A bear market is often defined as a 20% fall in stock prices within a year. The Shanghai Composite Index (SCI) achieved this in about a month and a half in 2007 as it slid from its mid-October peak of 6,092.06 points to 4,941.78 near the end of December. But this was a mere blip compared to the bull run that preceded it, the SCI gaining 124% between January and October.
By all accounts, the correction was partly government-induced. An embargo on new mutual funds put the brakes on institutional money, while a clampdown on bank lending helped curb free-spending retail players. But investors know such restrictions don’t last forever and so remain positive about 2008.
“The policy makers don’t want to see the stock market tumble; they just want investors to realize that the bubble can burst,” said Alex Guo, an analyst at Everbright Securities in Shanghai. “Most institutional investors are optimistic about 2008 and believe the index will surpass 6,000 points and may even reach 8,000.”
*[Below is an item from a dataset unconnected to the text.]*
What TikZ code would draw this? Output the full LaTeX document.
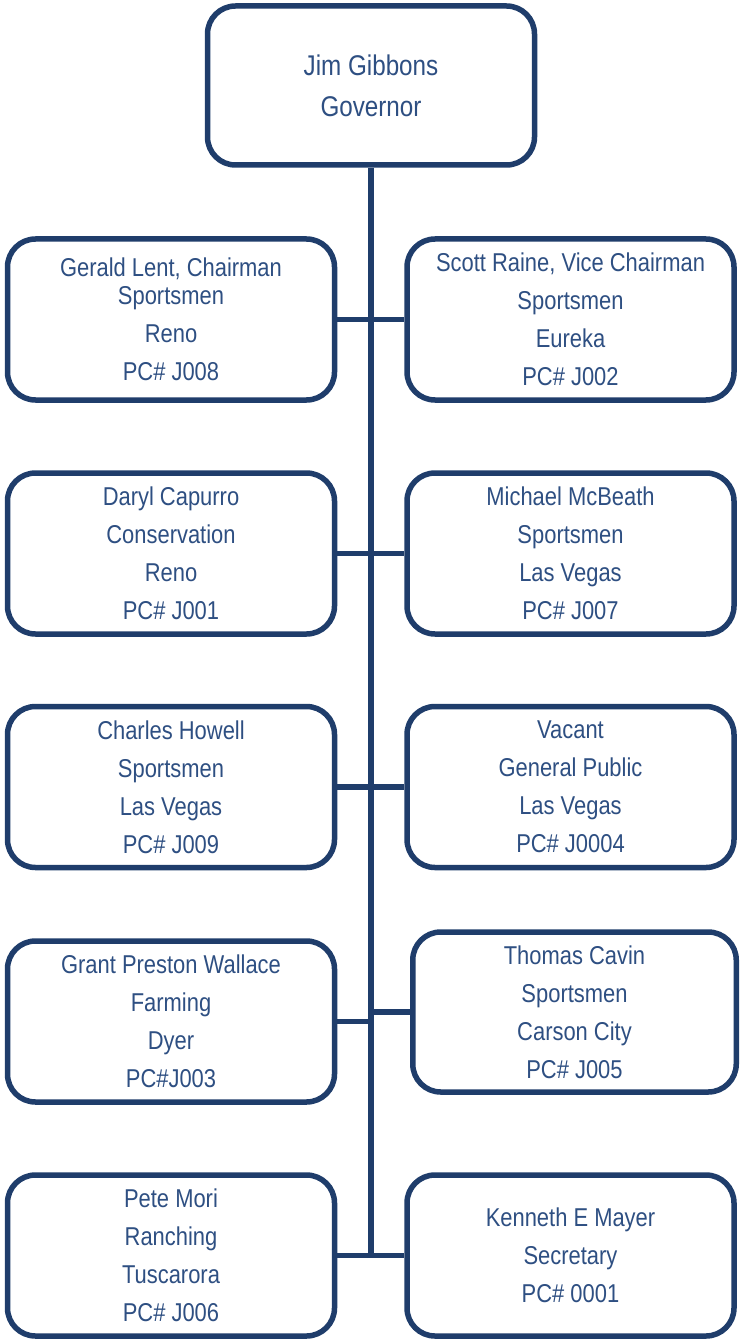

But the journey is unlikely to be a smooth one. Lan Xue, head of China research at Citi, warns that inflationary pressures and Beijing’s desire to rein in growth could take some of the momentum out of the A-share market and mainland-related stocks listed in Hong Kong.
Her top picks of H-shares and the red chips – Hong Kong-listed Chinese companies incorporated in the mainland and overseas respectively – are focused on the consumer sector. The likes of dairy firm Mengniu and department store operators InTime and Golden Eagle are expected to be buoyed by rising household spending. Telecom and infrastructure players are also tipped to do well.
The stars of 2007 – banking, insurance, commodity and property stocks – are deemed to have outperformed and could see their progress restricted by the tightening credit environment.
Meanwhile, Xue believes the impact of funds flowing into Hong Kong through the Qualified Domestic Institutional Investor (QDII) scheme has been overstated. The money will still come – JPMorgan says Hong Kong will get a third of the US$90 billion in QDII funds that will leave China by the end of 2008 – but the effects may be muted.
“The Hong Kong market went up 20% in three months largely due to QDII, but the scheme is about allowing Chinese investors to diversify their holdings, not boost the Hong Kong market,” Xue said.
Market watchers also have reservations about the H-share “through-train” scheme, which allows mainland residents to invest directly in Hong Kong stocks. It was announced with much fanfare by the State Administration of Foreign Exchange only to then be shelved amid rumors that the major financial regulators weren’t properly consulted.
Fraser Howie, co-author of Privatizing China, notes that the through-train framework doesn’t tally with the way in which Beijing normally operates.
“Beijing is reasonably happy with things provided it can control them. You can control institutions investing under QDII but when it is retail investors there are ways of getting around the controls.”
As capital flows out of the mainland, Hong Kong-listed Chinese companies are set to continue moving back in by selling shares on mainland bourses. This is in keeping with Beijing’s policy of increasing the supply of good quality stocks.
Listing candidates include H-shares such as China Coal, Zijin Mining and Great Wall Auto as well as red chips like China Mobile. However, some technical hurdles still have to be cleared if the red chips are to return.
“They are effectively Hong Kong companies and are not subject to Chinese laws, which means there may be some regulations they can’t comply with,” said Richard Sun, a partner with PricewaterhouseCoopers’s capital market services group in Hong Kong. “But these companies have business in the mainland and they want to raise renminbi funds.”
As of mid-December, US$91.3 billion had been raised from 213 offerings on mainland bourses since the beginning of 2007. Thomson Financial was expecting a further 14 deals to push the full-year total to a world-leading US$99.1 billion. Sun believes this mainland momentum will continue into 2008 while Hong Kong serves a growing number of private sector firms, particularly real estate and consumer-focused players.
A major breakthrough for the A-share market could come with the introduction of stock index futures, which are tipped for launch in early 2008 after more than two years of discussion. The products are intended to allow investors to hedge their risk, and strict controls will be placed on price movements so the market doesn’t become too volatile.
Howie, though, is not convinced, citing Beijing’s much-talk-little-action approach to futures as an example of “how development is really weak in China.”
He has less faith in the market than most, arguing that strong liquidity pushing up prices that are already overinflated (the mainland’s average price-to-equity ratio is 50 compared to 18 in Hong Kong) can only result in one thing.
“Something will happen and people will realize the market is unsustainable,” he said. “The party can’t go on forever.”